ThySentinel, August 2nd, 2004

Well, this is one excellent side-project, that except in couple of places does not sound at all like the parent band. I can even go as far as saying that this album in places does not sound like itself, depending on who is playing the main violin (I mean it as an expression, there are no violins here). Some songs are written and mainly carried by Savatage's Chris Caffery, and these songs sound like simplified Savatage ("Soul Of The Beast," "Love Is Pain"). Some songs are written and mainly carried by Chlasciak and they sound just like Halford's material ("Sleep Of The Dead," "Life"). One song, "When Worlds Collide," features guest performances by keyboarders extraordinaire, Vitalij Kuprij of Artension and Andre Andersen of Royal Hunt, so, needless to say, that song is an absolutely marvelous key fest, in vein of both of these bands. Finally, some songs are written by John West himself with the album's producer and main keyboard operator, Lonnie Park.

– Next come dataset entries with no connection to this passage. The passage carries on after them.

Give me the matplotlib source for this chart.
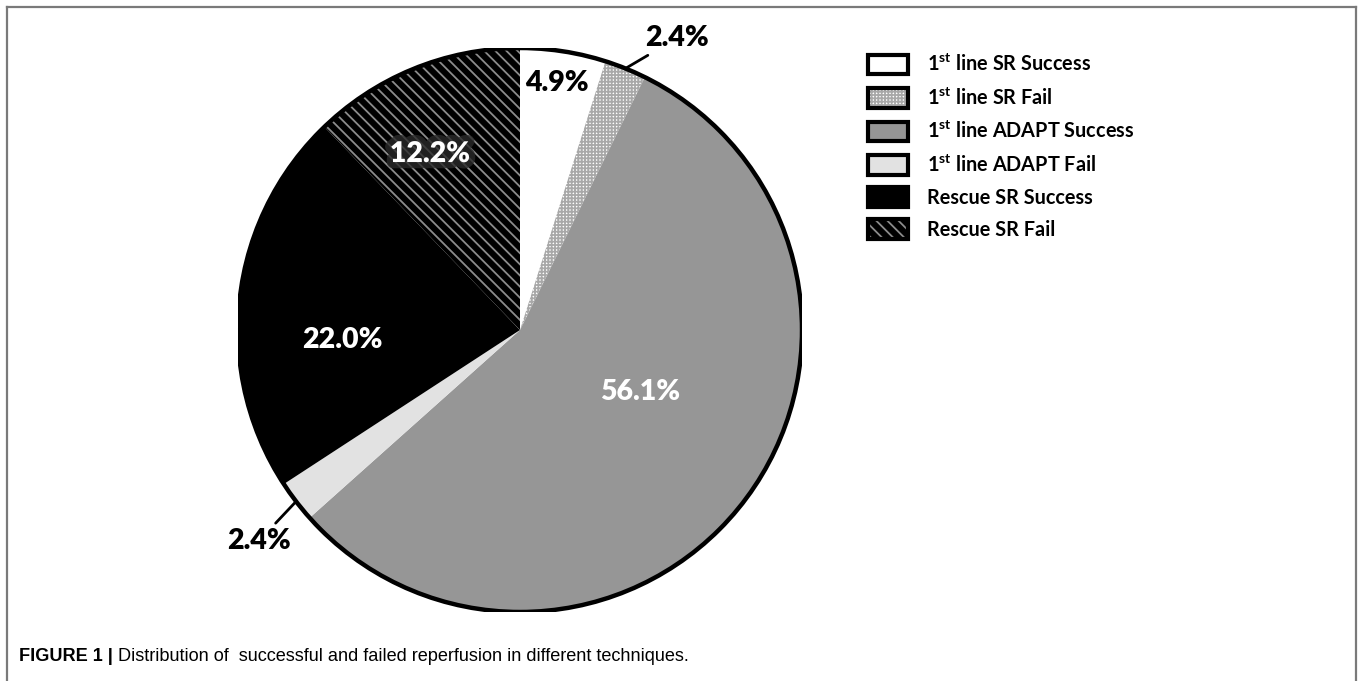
import matplotlib
matplotlib.use('Agg')
import matplotlib.pyplot as plt
import matplotlib.patheffects as pe
import numpy as np
from matplotlib.lines import Line2D
from matplotlib.patches import Patch

plt.rcParams['mathtext.fontset'] = 'custom'
plt.rcParams['mathtext.rm'] = 'Lato:bold'
plt.rcParams['mathtext.it'] = 'Lato:bold'
plt.rcParams['mathtext.bf'] = 'Lato:bold'
plt.rcParams['hatch.linewidth'] = 1.3

labels = [r'1$^{st}$ line SR Success', r'1$^{st}$ line SR Fail',
          r'1$^{st}$ line ADAPT Success', r'1$^{st}$ line ADAPT Fail',
          'Rescue SR Success', 'Rescue SR Fail']
values = [4.9, 2.4, 56.1, 2.4, 22.0, 12.2]
faces = ['#ffffff', '#ffffff', '#969696', '#e2e2e2', '#000000', '#000000']
hatch_cols = ['#ffffff', '#a8a8a8', '#969696', '#d6d6d6', '#000000', '#8c8c8c']
hatches = [None, '+++++', None, None, None, '\\\\\\']

# label spots (data coords, pie radius = 1)
lab_pos = [(0.131, 0.876), (0.557, 1.035), (0.426, -0.220),
           (-0.926, -0.748), (-0.631, -0.035), (-0.319, 0.624)]
lab_col = ['black', 'black', 'white', 'black', 'white', 'white']
leader = [False, True, False, True, False, False]

fig = plt.figure(figsize=(13.58, 6.81), dpi=100)
ax = fig.add_axes([238 / 1358, 69 / 681, 564 / 1358, 564 / 681])

wedges, _ = ax.pie(values, colors=faces, startangle=90, counterclock=False,
                   radius=1, wedgeprops=dict(linewidth=0))
for w, h, hc in zip(wedges, hatches, hatch_cols):
    w.set_edgecolor(hc)
    if h:
        w.set_hatch(h)

# thick outline of the pie
ax.add_patch(plt.Circle((0, 0), 1, fill=False, lw=3.2, color='black', zorder=5))

fs_lab = 20.5
for w, v, pos, c, ld in zip(wedges, values, lab_pos, lab_col, leader):
    txt = f'{v:.1f}%'
    if ld:
        mid = np.deg2rad((w.theta1 + w.theta2) / 2)
        ax.annotate(txt, xy=(np.cos(mid), np.sin(mid)), xytext=pos,
                    ha='center', va='center', fontsize=fs_lab, fontweight='heavy',
                    family='Lato', color=c,
                    arrowprops=dict(arrowstyle='-', lw=2, color='black',
                                    shrinkA=2, shrinkB=0))
    else:
        t = ax.text(pos[0], pos[1], txt, ha='center', va='center', fontsize=fs_lab,
                    fontweight='heavy', family='Lato', color=c, zorder=6)
        if v == 12.2:
            t.set_path_effects([pe.withStroke(linewidth=9, foreground='#2a2a2a', alpha=0.8)])

ax.set_xlim(-1, 1)
ax.set_ylim(-1, 1)
ax.set_aspect('equal')
ax.axis('off')

# legend: fill (with hatch) + thick black border overlaid
handles = []
for f, h, hc in zip(faces, hatches, hatch_cols):
    fill = Patch(facecolor=f, edgecolor=hc, hatch=h, lw=0)
    border = Patch(facecolor='none', edgecolor='black', lw=3)
    handles.append((fill, border))
fig.legend(handles, labels, loc='upper left', bbox_to_anchor=(868 / 1358, 1 - 53 / 681),
           frameon=False, borderaxespad=0, borderpad=0,
           prop=dict(family='Lato', weight='bold', size=14.3),
           handlelength=2.0, handleheight=1.16, handletextpad=0.95, labelspacing=0.57)

# outer frame
fc = '#7a7a7a'
fig.add_artist(Line2D([7 / 1358, 7 / 1358], [0, 1 - 7 / 681], color=fc, lw=1.6))
fig.add_artist(Line2D([7 / 1358, 1356 / 1358], [1 - 7 / 681, 1 - 7 / 681], color=fc, lw=1.6))
fig.add_artist(Line2D([1356 / 1358, 1356 / 1358], [0, 1 - 7 / 681], color=fc, lw=1.6))

# caption
cap1 = fig.text(19 / 1358, 1 - 661 / 681, 'FIGURE 1 | ', family='Liberation Sans',
                fontweight='bold', fontsize=13.1, va='baseline')
ax.annotate('Distribution of  successful and failed reperfusion in different techniques.',
            xy=(1, 0), xycoords=cap1, va='bottom', ha='left',
            family='Liberation Sans', fontsize=13.1, annotation_clip=False)

fig.savefig('out.png', dpi=100)
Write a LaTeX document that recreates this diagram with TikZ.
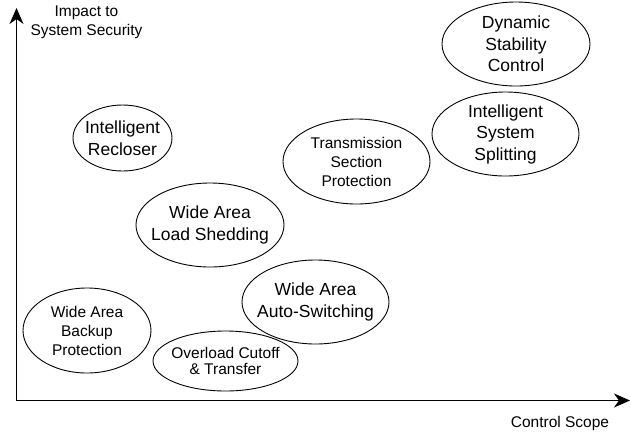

What makes this album rather unique are the songs, where heavy and crunchy guitars somehow sound totally Indian! Oh yes, this album is a rock opera, based on West's strange ideas about reincarnations of a certain Native American Chief, Shanandoah. And the music manages to "reincarnate" Indian beats into a heavy metal crunchy riff- and shred-work. Both guitarists are undisputed masters of the fretboard, and the drummer is none other than Bobby Jarzombek, of Riot and Halford fame, so it's inconceivable how the cd case just doesn't burst from all this talent packed inside. And let's not forget West himself: this is one of the year's best performances! The songwriting is crafty and strong, catchy, energetic, and even intelligent (although I must notice that the introduction to the album, on the first page of the booklet could be written by a middle-school student without too much of a strain). "Soul Of The Beast" and "Life" are wonderful neo-Indian (read: "metallized Indian") anthems, and "When Worlds Collide," as previously stated, would easily be the highlight of any RH album. But this album has the song that propels it straight into the year's Top 5. I don't love "Stand, Sentinel" simply because any song with the word "SENTINEL" is dear to my heart. This is an emotional power ballad, telling the tale of a tree that is about to be cut down, sacrificed on the altar of "progress." And it is a marvelous in its bitterness tribute to the old of the world, doomed to be destroyed, simply because they stand on the way of the new. When West releases his final "NEVER FAAAAAAAALLL!" at the end, it feels like the ear-piercing Gods of the Old, Halford, Midnight, and Kiske have all come alive and delivered this amazing scream! I have not heard a high-pitcher this good since 1995 Conception's "Solar Serpent." Unbelievable! So, yes, it's a very good album, and you definitely need to hunt it down.